Uroczystości pogrzebowe zgromadziły tłumy wrocławian i gości. Wśród nich w kościele pw. św. Wawrzyńca przy ul. Bujwida modliła się rodzina „Bratka”, przyjaciele z Armii Krajowej i WiN, na pogrzebie obecni byli także m.in. wicepremier Mateusz Morawiecki oraz marszałek senior Kornel Morawiecki. Ceremonii pogrzebowej towarzyszyła asysta honorowa polskiego wojska.
To dla mnie wielka strata, pana Zbigniewa znałem osobiście - wspominał Zmarłego na antenie wrocławskiego Radia Rodzina wicepremier, minister Rozwoju i Finansów Mateusz Morawiecki, prywatnie przyjaciel rodziny Lazarowiczów:
To tato mojego przyjaciela z podziemia Romka Lazarowicza, wielkiego, wspaniałego polskiego patrioty, który pracą i pozytywistyczną i romantyczną, podobnie jak jego Ojciec i jego Dziadek, przyczynili się do odzyskania niepodległości Polski. Pan Zbigniew Lazarowicz to był bardzo ciepły człowiek, który miał w sobie wiele mądrości i opowieści dotyczących przeszłości, ale też myśli dotyczących przyszłości
— mówił Mateusz Morawiecki.
Płk Zbigniew Lazarowicz aktywnie włączał się we wrocławskie obchody Narodowego Dnia Pamięci Żołnierzy Wyklętych, opowiadając o historii swojej rodziny, szczególnie cenił sobie kontakt z młodzieżą.
Pan Lazarowicz robił wszystko dla odzyskania niepodległości przez naszą Ojczyznę, cześć Jego pamięci
— dodał wicepremier.
Za swoje zasługi śp. Zbigniew Lazarowicz odznaczony został m.in. Krzyżem Walecznych i Krzyżem Partyzanckim, decyzją ministra obrony narodowej Antoniego Macierewicza został pośmiertnie awansowany do stopnia pułkownika.
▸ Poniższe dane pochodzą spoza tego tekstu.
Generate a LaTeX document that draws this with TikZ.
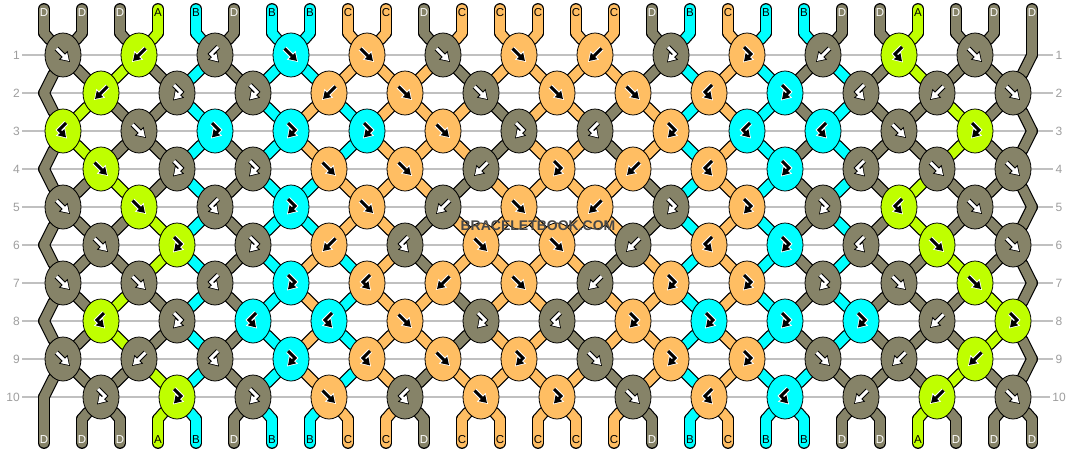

Śp. płk Zbigniew Lazarowicz urodził się w 1925 r. w Jaśle. Od 1942 r. walczył w AK i był słuchaczem w konspiracyjnej Szkole Podchorążych. W marcu 1944 r. został dowódcą plutonu, z którym walczył w trakcie akcji „Burza”. Był działaczem WiN. Od 1945 r. ukrywał się. W 1948 r. zamieszkał we Wrocławiu, z którym związany był do końca swoich dni. W czasie PRL był członkiem „Solidarności”, współtworzył podziemną strukturę wydawniczą RKS „S” Dolny Śląsk, kolportował i drukował prasę konspiracyjną. Od lutego do listopada 1982 r. internowany w Nysie. Prywatnie był synem zamordowanego 1 marca 1951 r. przez komunistów mjr. Adama Lazarowicza „Klamry” i do końca swoich dni liczył na odnalezienie szczątków ojca na ”Łączce”.